Lo que queda del día

Criticar y comprender, o viceversa

Hay tácticas que funcionaron en el pasado, gobiernos que cedieron en exceso. Repetirlo sólo servirá para postergar el cumplimiento de una condena inevitable

Esta semana me visitó un compañero asiduo a los medios. Lleva tiempo muy molesto con la gestión del gobierno local. No sólo eso; molesto también con el comportamiento de los medios locales a la hora de (no) criticar al gobierno, de lo cual deduzco que o no lee o confunde hacer crítica con estar cabreado. Estoy seguro de que no lo dice con maldad, e incluso respeto su opinión y asiento ante algunas de sus teorías.

Por si acaso, debería tener presente lo que escribió Hannah Arendt: “La ideología ciega a la inteligencia”, y en demasiadas ocasiones -es inevitable- nos dejamos llevar por la ideología a la hora de alcanzar conclusiones; peor aún, a veces, ni siquiera es cuestión de ideología.

Es cierto, lo siento, no pretendía molestar a nadie, y mucho menos a quien orgullosa y/o clarividentemente defiende una ideología. Es un ejemplo extremo, lo sé. Arendt, cuando hablaba de ideología, aludía a los totalitarismos, a las dictaduras, pero también a la estrechez de pensamiento. Hagamos crítica, y al gobierno, por supuesto, pero tampoco creo que sea necesario llegar a hacerlo como hooligans o como si nos acomodásemos en la barra de un bar -en este caso también habría que tener presente lo que dejó dicho Umberto Eco al respecto-.

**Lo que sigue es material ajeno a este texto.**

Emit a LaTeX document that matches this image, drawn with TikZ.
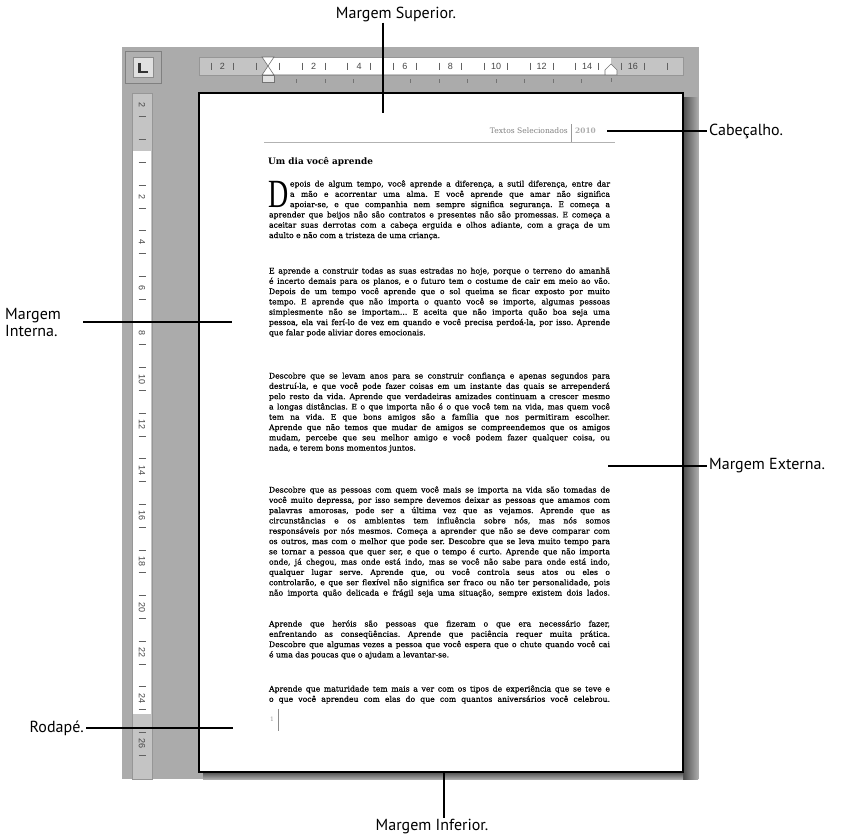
\documentclass[tikz,border=0pt]{standalone}
\usepackage{fontspec}
\usepackage{graphicx}
\setmainfont{DejaVu Serif}
\newfontfamily\labelfont{PT Sans}
\newfontfamily\bodyfont{DejaVu Serif}[FakeBold=0.45]
\newfontfamily\headfont{DejaVu Serif}
\newfontfamily\rulerfont{Liberation Sans}
\newfontfamily\dropfont{Liberation Serif}
\definecolor{bggray}{RGB}{171,171,171}
\definecolor{rgray}{RGB}{196,196,196}
\definecolor{rborder}{RGB}{150,150,150}
\frenchspacing
\newlength\jw
\newcommand\jfit[1]{\setbox0=\hbox{#1}\ifdim\wd0>\jw\resizebox{\jw}{\height}{#1}\else\makebox[\jw][s]{#1}\fi}
\newcommand\jline[4]{\node[txt] (#1) at (#2,#3) {\setlength\jw{\dimexpr 610pt-#2pt\relax}\jfit{#4}};}
\newcommand\fline[4]{\node[txt] (#1) at (#2,#3) {#4};}
\tikzset{
  txt/.style={anchor=base west, inner sep=0pt, outer sep=0pt, font=\bodyfont\fontsize{7.7}{9}\selectfont, text=black},
  lbl/.style={font=\labelfont\fontsize{16}{17}\selectfont, inner xsep=2pt, inner ysep=1pt},
  lead/.style={line width=1.4pt, black},
  rnum/.style={font=\rulerfont\fontsize{9}{9}\selectfont, text=black!72, inner sep=0pt},
  rtick/.style={line width=0.7pt, black!62},
  marker/.style={fill=white, draw=black!55, line width=0.6pt},
}
\begin{document}
\begin{tikzpicture}[x=1pt,y=-1pt]
\useasboundingbox (0,0) rectangle (861,839);
% application background
\fill[bggray] (122,47) rectangle (699,779);
% tab selector
\draw[fill=rgray!90!black, draw=black!50, line width=0.8pt] (125,51) rectangle (161,83);
\draw[fill=white!88!black, draw=black!45, line width=0.6pt] (133,57) rectangle (153,77);
\draw[line width=2.2pt, black!80] (139.5,63) -- (139.5,72) -- (148,72);
% top ruler
\draw[fill=rgray, draw=rborder, line width=0.6pt] (199,57) rectangle (683,75);
\fill[white] (268,58) rectangle (611,74);
\foreach \k in {-2.5,-1.5,...,17.5} \draw[rtick] ({268+22.8*\k},62.5) -- ++(0,7);
\foreach \n/\t [count=\i] in {-2/2,2/2,4/4,6/6,8/8,10/10,12/12,14/14,16/16}
  \node[rnum] (hn\i) at ({268+22.8*\n},66.5) {\t};
\foreach \k in {1,...,11} \draw[black!55, line width=0.7pt] ({268+28.5*\k},79) -- ++(0,3.5);
% indent markers
\draw[marker] (262,57) -- (274,57) -- (268,66) -- cycle;
\draw[marker] (268,66) -- (274,75) -- (262,75) -- cycle;
\draw[marker, fill=white!88!black] (262,75) rectangle (274,82);
\draw[marker] (605,75) -- (605,70) -- (611,64) -- (617,70) -- (617,75) -- cycle;
\draw[black!55, line width=0.7pt] (611,78) -- (611,81.5);
% left ruler
\draw[fill=rgray, draw=rborder, line width=0.6pt] (132,93) rectangle (152,779);
\fill[white] (133,151) rectangle (151,714);
\foreach \k in {-1.5,-0.5,...,26.5} \draw[rtick] (138.5,{151+22.8*\k}) -- ++(7,0);
\foreach \n/\t [count=\i] in {-2/2,2/2,4/4,6/6,8/8,10/10,12/12,14/14,16/16,18/18,20/20,22/22,24/24,26/26}
  \node[rnum, rotate=-90] (vn\i) at (142,{151+22.8*\n}) {\t};
% page shadow
\shade[left color=black!70, right color=bggray] (683,97) rectangle (698,779);
\shade[top color=black!70, bottom color=bggray] (203,772) rectangle (683,779);
% page
\draw[fill=white, line width=1.2pt] (199,93) rectangle (683,772);
% header
\draw[black!30, line width=0.8pt] (264,142) -- (615,142);
\draw[black!40, line width=0.8pt] (571,124) -- (571,142);
\node[anchor=east, inner sep=0pt, font=\headfont\fontsize{7.6}{9}\selectfont, text=black!50] (hdr) at (568,131) {Textos Selecionados};
\node[anchor=west, inner sep=0pt, font=\headfont\bfseries\fontsize{7.4}{9}\selectfont, text=black!32] (year) at (575,131) {2010};
% title
\node[anchor=base west, inner sep=0pt, font=\headfont\bfseries\fontsize{8.9}{10}\selectfont] (title) at (268,164) {Um dia você aprende};
% drop cap
\node[anchor=base west, inner sep=0pt, font=\dropfont\fontsize{40}{40}\selectfont, text=black] (dcap) at (268,207.1) {\scalebox{0.7}[1]{D}};
% paragraph 1
\jline{a1}{290}{186.5}{epois de algum tempo, você aprende a diferença, a sutil diferença, entre dar}
\jline{a2}{290}{196.8}{a mão e acorrentar uma alma. E você aprende que amar não significa}
\jline{a3}{290}{207.1}{apoiar-se, e que companhia nem sempre significa segurança. E começa a}
\jline{a4}{269}{217.4}{aprender que beijos não são contratos e presentes não são promessas. E começa a}
\jline{a5}{269}{227.7}{aceitar suas derrotas com a cabeça erguida e olhos adiante, com a graça de um}
\fline{a6}{269}{238.0}{adulto e não com a tristeza de uma criança.}
% paragraph 2
\jline{b1}{269}{273.5}{E aprende a construir todas as suas estradas no hoje, porque o terreno do amanhã}
\jline{b2}{269}{283.8}{é incerto demais para os planos, e o futuro tem o costume de cair em meio ao vão.}
\jline{b3}{269}{294.1}{Depois de um tempo você aprende que o sol queima se ficar exposto por muito}
\jline{b4}{269}{304.4}{tempo. E aprende que não importa o quanto você se importe, algumas pessoas}
\jline{b5}{269}{314.7}{simplesmente não se importam... E aceita que não importa quão boa seja uma}
\jline{b6}{269}{325.0}{pessoa, ela vai ferí-lo de vez em quando e você precisa perdoá-la, por isso. Aprende}
\fline{b7}{269}{335.3}{que falar pode aliviar dores emocionais.}
% paragraph 3
\jline{c1}{269}{378.5}{Descobre que se levam anos para se construir confiança e apenas segundos para}
\jline{c2}{269}{388.8}{destruí-la, e que você pode fazer coisas em um instante das quais se arrependerá}
\jline{c3}{269}{399.1}{pelo resto da vida. Aprende que verdadeiras amizades continuam a crescer mesmo}
\jline{c4}{269}{409.4}{a longas distâncias. E o que importa não é o que você tem na vida, mas quem você}
\jline{c5}{269}{419.7}{tem na vida. E que bons amigos são a família que nos permitiram escolher.}
\jline{c6}{269}{430.0}{Aprende que não temos que mudar de amigos se compreendemos que os amigos}
\jline{c7}{269}{440.3}{mudam, percebe que seu melhor amigo e você podem fazer qualquer coisa, ou}
\fline{c8}{269}{450.6}{nada, e terem bons momentos juntos.}
% paragraph 4
\jline{d1}{269}{492.5}{Descobre que as pessoas com quem você mais se importa na vida são tomadas de}
\jline{d2}{269}{502.8}{você muito depressa, por isso sempre devemos deixar as pessoas que amamos com}
\jline{d3}{269}{513.1}{palavras amorosas, pode ser a última vez que as vejamos. Aprende que as}
\jline{d4}{269}{523.4}{circunstâncias e os ambientes tem influência sobre nós, mas nós somos}
\jline{d5}{269}{533.7}{responsáveis por nós mesmos. Começa a aprender que não se deve comparar com}
\jline{d6}{269}{544.0}{os outros, mas com o melhor que pode ser. Descobre que se leva muito tempo para}
\jline{d7}{269}{554.3}{se tornar a pessoa que quer ser, e que o tempo é curto. Aprende que não importa}
\jline{d8}{269}{564.6}{onde, já chegou, mas onde está indo, mas se você não sabe para onde está indo,}
\jline{d9}{269}{574.9}{qualquer lugar serve. Aprende que, ou você controla seus atos ou eles o}
\jline{d10}{269}{585.2}{controlarão, e que ser flexível não significa ser fraco ou não ter personalidade, pois}
\jline{d11}{269}{595.5}{não importa quão delicada e frágil seja uma situação, sempre existem dois lados.}
% paragraph 5
\jline{e1}{269}{626.5}{Aprende que heróis são pessoas que fizeram o que era necessário fazer,}
\jline{e2}{269}{636.8}{enfrentando as conseqüências. Aprende que paciência requer muita prática.}
\jline{e3}{269}{647.1}{Descobre que algumas vezes a pessoa que você espera que o chute quando você cai}
\fline{e4}{269}{657.4}{é uma das poucas que o ajudam a levantar-se.}
% paragraph 6
\jline{f1}{269}{691.5}{Aprende que maturidade tem mais a ver com os tipos de experiência que se teve e}
\jline{f2}{269}{701.8}{o que você aprendeu com elas do que com quantos aniversários você celebrou.}
% footer
\node[inner sep=0pt, font=\headfont\fontsize{6}{7}\selectfont, text=black!40] (pgno) at (272,719) {1};
\draw[black!45, line width=0.7pt] (278,709) -- (278,731);
% callout labels
\node[lbl] (ms) at (396,14) {Margem Superior.};
\coordinate (msB) at (383,113);
\draw[lead] (ms.south -| msB) -- (msB);
\node[lbl, anchor=west] (cab) at (707,131) {Cabeçalho.};
\coordinate (cabL) at (607,131);
\draw[lead] (cabL) -- (cab.west);
\node[lbl, anchor=west, align=left] (mi) at (3,322) {Margem\\Interna.};
\coordinate (miR) at (232,322);
\draw[lead] ([xshift=20pt]mi.east) -- (miR);
\node[lbl, anchor=west] (me) at (707,466) {Margem Externa.};
\coordinate (meL) at (608,466);
\draw[lead] (meL) -- (me.west);
\node[lbl, anchor=east] (rod) at (86,728) {Rodapé.};
\coordinate (rodR) at (233,728);
\draw[lead] (rod.east) -- (rodR);
\node[lbl] (minf) at (432,827) {Margem Inferior.};
\coordinate (minT) at (444,773);
\draw[lead] (minT) -- (minT |- minf.north);
\end{tikzpicture}
\end{document}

Escribió hace poco Enric González que “creemos que el periodismo es crítica, cuando debería ser comprensión”. La comprensión, obviamente, es la que nos lleva a la crítica, y, por eso mismo, alcanzar ese estadio es tan importante. La cuestión es que no es así. Pasamos de los hechos a la crítica sin solución de continuidad por el mero hecho de atenernos a las etiquetas o trascender la anécdota, como está ocurriendo con el enfrentamiento entre el equipo de Gobierno y, fundamentalmente, dos secciones sindicales del Ayuntamiento -tampoco conviene olvidar que son las que ostentan la representación mayoritaria-.

En este sentido, se equivoca el ejecutivo en su estrategia victimista frente a la acción sindicalista desde el momento en que ha optado por magnificar una cuestión inevitable en todo proceso negociador  -a excepción hecha de la lamentable pintada en el colegio- . No voy a justificar los insultos, las amenazas, las pintadas, ni las consecuencias personales que todas ellas juntas han acarreado en quienes son sus principales destinatarios, pero resulta ingenuo recurrir a ese argumento cuando en el pasado nadie ha salido a defender a quienes han padecido idéntica y bochornosa presión, como tampoco ocurre ahora a la inversa  -aquí parece que hemos olvidado muy pronto que a Aurelio Romero le llegaron a hacer un escrache en su despacho de la calle Porvera, y tampoco hace tanto tiempo de eso-.

Del mismo modo, se equivocan también los sindicatos, y en lo primordial: en la negociación; o mejor dicho, en la falta de negociación. ¿Cómo vamos a comprender sus reivindicaciones si ni siquiera llegaron a sentarse un solo día cuando fueron convocados a la mesa de negociación, con excusas tan peregrinas y oportunistas como las de la grabación de la reunión? ¿De verdad creen que van a lograr el respaldo social de la ciudadanía con pitadas, panfletos y petardos como principal argumento? ¿De verdad creen que van a lograrlo con el gobierno? Como tantas otras veces no se trata de diferenciar entre buenos y malos, sino de abordar posibles soluciones a ambos lados de la mesa, y de abordarlas ya.

Critiquemos, pero comprendamos antes. Sabemos dónde se encuentra el origen de todo el problema, sabemos quién condiciona e interviene el presente, y que no queremos un futuro basado en las imposiciones, pero tampoco en las amenazas, y el único camino disponible es el que, especialmente una de las partes, sigue cercenando y minando, el del diálogo.

Sabemos que hay tácticas que funcionaron en el pasado, y también que hubo gobiernos que cedieron en exceso. Repetir la fórmula sólo servirá para postergar el cumplimiento de una condena inevitable, cada vez más duradera, lastrosa y, definitivamente, perjudicial para todos. Ni las denuncias ni las pintadas parece evidente que vayan a evitar que eso suceda más pronto que tarde.